■ **Data**:
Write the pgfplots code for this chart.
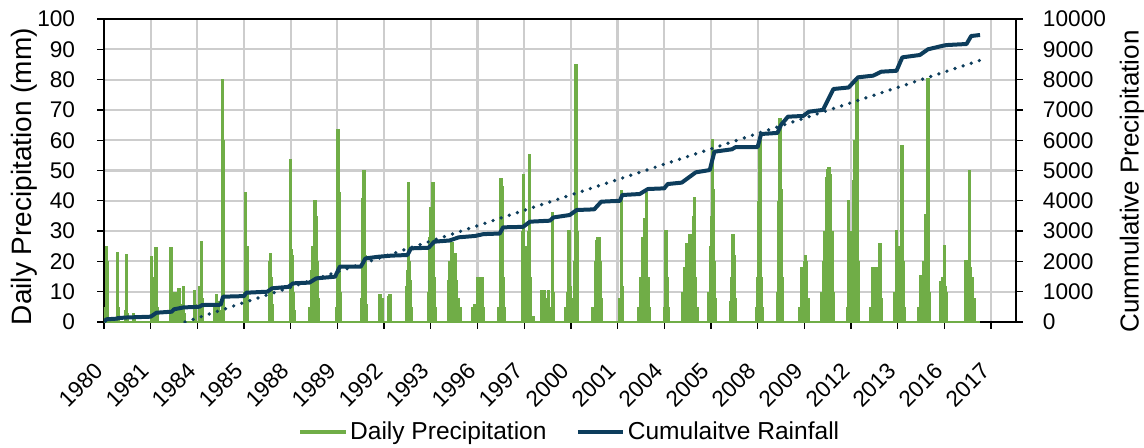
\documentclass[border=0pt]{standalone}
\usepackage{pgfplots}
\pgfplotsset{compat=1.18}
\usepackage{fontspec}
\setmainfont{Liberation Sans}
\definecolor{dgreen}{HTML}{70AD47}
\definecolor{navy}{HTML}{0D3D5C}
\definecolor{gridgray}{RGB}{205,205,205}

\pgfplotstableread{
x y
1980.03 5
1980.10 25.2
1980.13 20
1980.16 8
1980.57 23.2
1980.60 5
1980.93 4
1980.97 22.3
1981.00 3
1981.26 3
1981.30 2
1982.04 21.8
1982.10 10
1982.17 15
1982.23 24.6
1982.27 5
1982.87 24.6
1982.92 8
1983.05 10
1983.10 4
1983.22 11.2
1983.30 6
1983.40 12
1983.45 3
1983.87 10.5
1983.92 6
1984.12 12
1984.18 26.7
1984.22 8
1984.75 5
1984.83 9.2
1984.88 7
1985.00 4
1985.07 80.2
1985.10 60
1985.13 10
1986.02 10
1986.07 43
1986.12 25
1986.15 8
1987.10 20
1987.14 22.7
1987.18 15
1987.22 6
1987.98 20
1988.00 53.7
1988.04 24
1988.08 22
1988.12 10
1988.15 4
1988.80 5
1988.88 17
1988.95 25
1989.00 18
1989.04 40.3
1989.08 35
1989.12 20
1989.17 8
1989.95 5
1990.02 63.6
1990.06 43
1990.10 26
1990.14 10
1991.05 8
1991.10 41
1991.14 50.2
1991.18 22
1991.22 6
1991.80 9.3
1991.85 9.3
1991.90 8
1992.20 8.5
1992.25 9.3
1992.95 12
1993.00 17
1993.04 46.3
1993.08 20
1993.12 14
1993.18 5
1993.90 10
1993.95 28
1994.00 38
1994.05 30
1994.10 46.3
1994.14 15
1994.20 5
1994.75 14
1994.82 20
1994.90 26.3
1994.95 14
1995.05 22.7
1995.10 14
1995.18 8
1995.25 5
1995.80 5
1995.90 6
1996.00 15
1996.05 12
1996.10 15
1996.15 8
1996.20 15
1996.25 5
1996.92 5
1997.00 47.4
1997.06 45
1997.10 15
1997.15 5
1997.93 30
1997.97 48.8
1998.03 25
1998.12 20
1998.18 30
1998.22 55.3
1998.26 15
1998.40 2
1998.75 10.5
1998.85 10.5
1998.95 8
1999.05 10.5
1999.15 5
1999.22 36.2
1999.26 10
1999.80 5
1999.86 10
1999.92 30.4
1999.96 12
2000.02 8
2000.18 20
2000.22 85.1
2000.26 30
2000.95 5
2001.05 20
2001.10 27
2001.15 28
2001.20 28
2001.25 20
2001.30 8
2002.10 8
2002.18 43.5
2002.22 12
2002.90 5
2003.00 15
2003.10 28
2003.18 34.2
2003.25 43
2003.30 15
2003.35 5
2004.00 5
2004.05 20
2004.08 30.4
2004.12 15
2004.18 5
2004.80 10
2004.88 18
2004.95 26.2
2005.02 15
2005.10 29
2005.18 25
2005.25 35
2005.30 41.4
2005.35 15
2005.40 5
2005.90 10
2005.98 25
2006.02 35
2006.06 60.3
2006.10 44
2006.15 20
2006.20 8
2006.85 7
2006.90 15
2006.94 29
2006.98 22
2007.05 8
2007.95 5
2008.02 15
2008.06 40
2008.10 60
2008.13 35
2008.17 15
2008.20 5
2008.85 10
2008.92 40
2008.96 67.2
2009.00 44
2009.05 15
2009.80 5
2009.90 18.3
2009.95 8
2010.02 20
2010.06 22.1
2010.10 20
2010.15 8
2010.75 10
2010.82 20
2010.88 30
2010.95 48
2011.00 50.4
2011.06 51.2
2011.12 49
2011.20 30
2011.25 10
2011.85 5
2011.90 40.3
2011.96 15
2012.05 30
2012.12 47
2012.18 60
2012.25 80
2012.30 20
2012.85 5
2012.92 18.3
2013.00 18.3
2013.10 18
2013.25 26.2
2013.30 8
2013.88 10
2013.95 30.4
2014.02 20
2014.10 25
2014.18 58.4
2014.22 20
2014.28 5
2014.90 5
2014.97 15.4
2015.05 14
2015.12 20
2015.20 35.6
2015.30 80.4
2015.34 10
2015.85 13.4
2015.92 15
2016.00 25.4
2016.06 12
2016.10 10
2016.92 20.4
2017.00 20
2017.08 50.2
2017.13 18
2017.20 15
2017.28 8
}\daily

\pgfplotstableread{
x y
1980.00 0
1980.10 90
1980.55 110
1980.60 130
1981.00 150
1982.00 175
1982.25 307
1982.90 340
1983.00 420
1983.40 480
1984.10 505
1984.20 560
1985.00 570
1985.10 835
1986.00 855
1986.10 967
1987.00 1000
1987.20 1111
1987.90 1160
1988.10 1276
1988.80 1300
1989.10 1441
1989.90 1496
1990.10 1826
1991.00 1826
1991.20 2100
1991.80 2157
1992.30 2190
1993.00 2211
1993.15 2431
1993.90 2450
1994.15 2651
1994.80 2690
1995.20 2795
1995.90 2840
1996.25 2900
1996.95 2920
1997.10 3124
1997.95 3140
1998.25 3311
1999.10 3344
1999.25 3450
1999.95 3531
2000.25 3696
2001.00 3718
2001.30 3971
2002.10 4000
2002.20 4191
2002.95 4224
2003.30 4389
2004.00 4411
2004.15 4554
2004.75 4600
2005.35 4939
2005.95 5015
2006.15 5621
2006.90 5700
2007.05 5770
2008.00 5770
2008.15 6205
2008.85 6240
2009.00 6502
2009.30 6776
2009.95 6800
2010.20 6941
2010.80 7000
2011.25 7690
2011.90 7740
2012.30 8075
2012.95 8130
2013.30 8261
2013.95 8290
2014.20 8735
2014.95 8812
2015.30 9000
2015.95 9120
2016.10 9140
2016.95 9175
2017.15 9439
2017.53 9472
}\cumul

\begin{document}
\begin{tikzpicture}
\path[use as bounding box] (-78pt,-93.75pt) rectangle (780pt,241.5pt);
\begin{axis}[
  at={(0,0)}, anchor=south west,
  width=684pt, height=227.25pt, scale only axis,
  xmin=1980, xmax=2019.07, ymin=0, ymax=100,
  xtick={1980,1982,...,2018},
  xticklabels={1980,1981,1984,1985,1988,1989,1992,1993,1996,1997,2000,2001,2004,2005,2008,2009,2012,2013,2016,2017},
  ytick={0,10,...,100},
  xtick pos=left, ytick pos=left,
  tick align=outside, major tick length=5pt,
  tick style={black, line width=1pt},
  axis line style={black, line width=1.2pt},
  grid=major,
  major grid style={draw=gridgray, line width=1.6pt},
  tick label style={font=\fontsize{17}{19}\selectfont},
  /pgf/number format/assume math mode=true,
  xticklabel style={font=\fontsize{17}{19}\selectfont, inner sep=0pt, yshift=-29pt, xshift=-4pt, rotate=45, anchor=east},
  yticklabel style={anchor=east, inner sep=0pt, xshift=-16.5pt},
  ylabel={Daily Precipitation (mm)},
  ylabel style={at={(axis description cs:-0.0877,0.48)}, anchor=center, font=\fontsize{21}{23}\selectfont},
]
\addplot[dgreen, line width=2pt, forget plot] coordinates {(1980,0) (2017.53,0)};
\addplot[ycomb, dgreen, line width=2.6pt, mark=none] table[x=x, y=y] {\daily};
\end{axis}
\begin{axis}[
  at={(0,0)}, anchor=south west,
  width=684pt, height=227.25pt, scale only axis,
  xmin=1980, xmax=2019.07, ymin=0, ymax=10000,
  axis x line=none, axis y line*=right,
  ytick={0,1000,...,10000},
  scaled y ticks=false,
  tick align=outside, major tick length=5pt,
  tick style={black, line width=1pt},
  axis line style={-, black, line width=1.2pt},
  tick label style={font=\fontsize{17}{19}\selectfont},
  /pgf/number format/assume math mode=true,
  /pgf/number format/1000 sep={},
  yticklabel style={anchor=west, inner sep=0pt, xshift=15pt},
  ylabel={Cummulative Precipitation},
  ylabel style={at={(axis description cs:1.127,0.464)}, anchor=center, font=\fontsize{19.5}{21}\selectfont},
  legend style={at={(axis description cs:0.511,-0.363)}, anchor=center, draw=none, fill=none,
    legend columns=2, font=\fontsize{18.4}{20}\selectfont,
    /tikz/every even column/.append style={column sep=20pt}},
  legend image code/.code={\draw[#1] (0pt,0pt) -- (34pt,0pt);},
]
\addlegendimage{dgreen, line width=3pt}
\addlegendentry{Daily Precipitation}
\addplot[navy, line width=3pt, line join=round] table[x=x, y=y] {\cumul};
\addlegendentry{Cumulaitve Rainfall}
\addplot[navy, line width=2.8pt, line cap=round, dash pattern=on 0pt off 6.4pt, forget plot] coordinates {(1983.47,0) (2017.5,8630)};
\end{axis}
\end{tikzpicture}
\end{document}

■ **Stated problem**: Return all lines of the material above in which the word "code" occurs.

■ **Reply to the task**:
Write the pgfplots code for this chart.
  legend image code/.code={\draw[#1] (0pt,0pt) -- (34pt,0pt);},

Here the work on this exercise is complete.